This summer's disastrous forest fires in the West have left behind millions of darkened acres. But they've also sparked some useful ideas about how to avoid such disasters in the future.
Some of those ideas are included in a fire-prevention plan drawn up by the Clinton administration. It may not solve all the problems confronting the fire-prone Western forests - recurrent drought conditions, for instance.
But it's a definite step toward better forest management, and ought to receive the requested $2.8 billion in funding from Congress.
At the heart of this year's severe fire season lay decades of misguided policies that allowed a tremendous buildup of brush and small-tree growth on the forest floor. By striving to put out all fires, in the best tradition of Smokey the Bear, the forests' governmental managers set the stage for really big fires.
The administration plan calls for more "prescribed" burns to help clear the forest of its smaller plants. That's an indispensable step, despite the controversy whipped up by the purposely set fire that got out of control in the area near Los Alamos, N.M., earlier this year. That sad incident underscored the need for more thorough training for those who do the work of prescribed burning.
But some thickly forested areas, particularly those close to communities and dwellings, are too flammable to chance a controlled burn. What's needed first, there, is thinning by work crews. That's another key part of the plan - and it carries the seeds of possible controversy and stalling.
Who's to do the thinning?
Administration officials, such as Interior Secretary Bruce Babbitt, argue for locally recruited teams that go specifically after the small growth that serves as tinder for forest fires.
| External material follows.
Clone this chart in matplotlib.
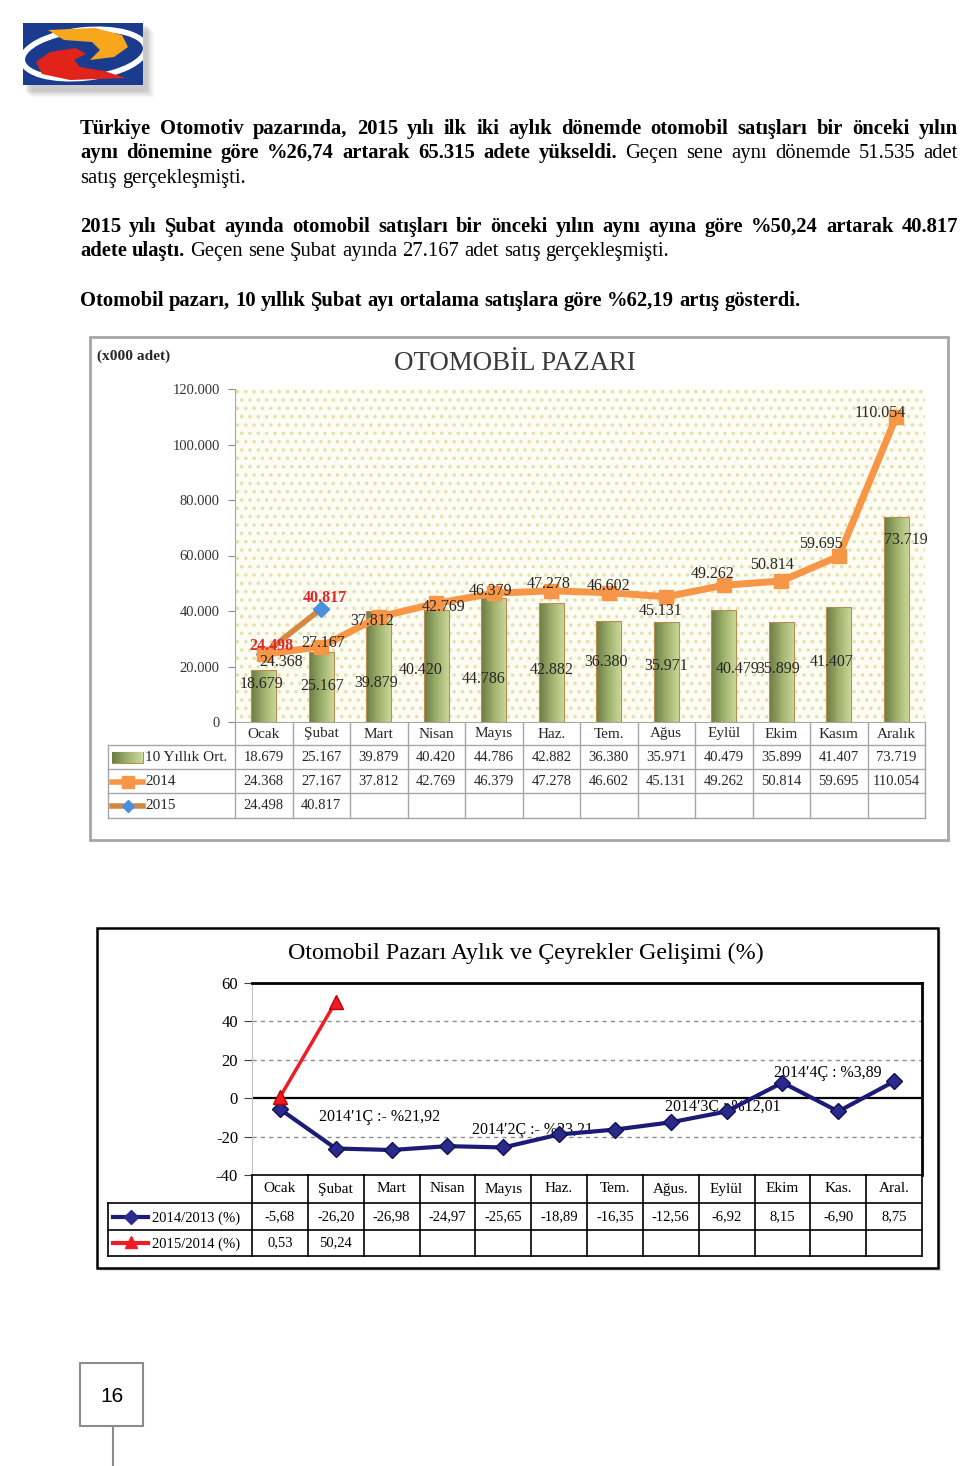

They foresee some 8,000 federally paid jobs being created, along the lines of the Depression-era Civilian Conservation Corps.
But the logging industry would like to do the work, too, and it has many supporters in Congress.
Perhaps the industry can have a role, but it will have to come with the proviso that this is not an invitation to cut at will, taking fire-resistant older trees along with scrubbier growth.
When administration officials met this week with Western governors to discuss the plan, they agreed to shelve the issue of logging. The governors, mostly Republicans who have often criticized Clinton policies, concurred that the overriding concern is forest health. They welcomed the prospect of mobilizing local communities to take part in planning the fire-prevention action and in the forest thinning itself.
That hopeful note implies that the lessons of the summer of 2000 have been learned.
Let's hope it's sustained and the forest plan is approved before Congress adjourns.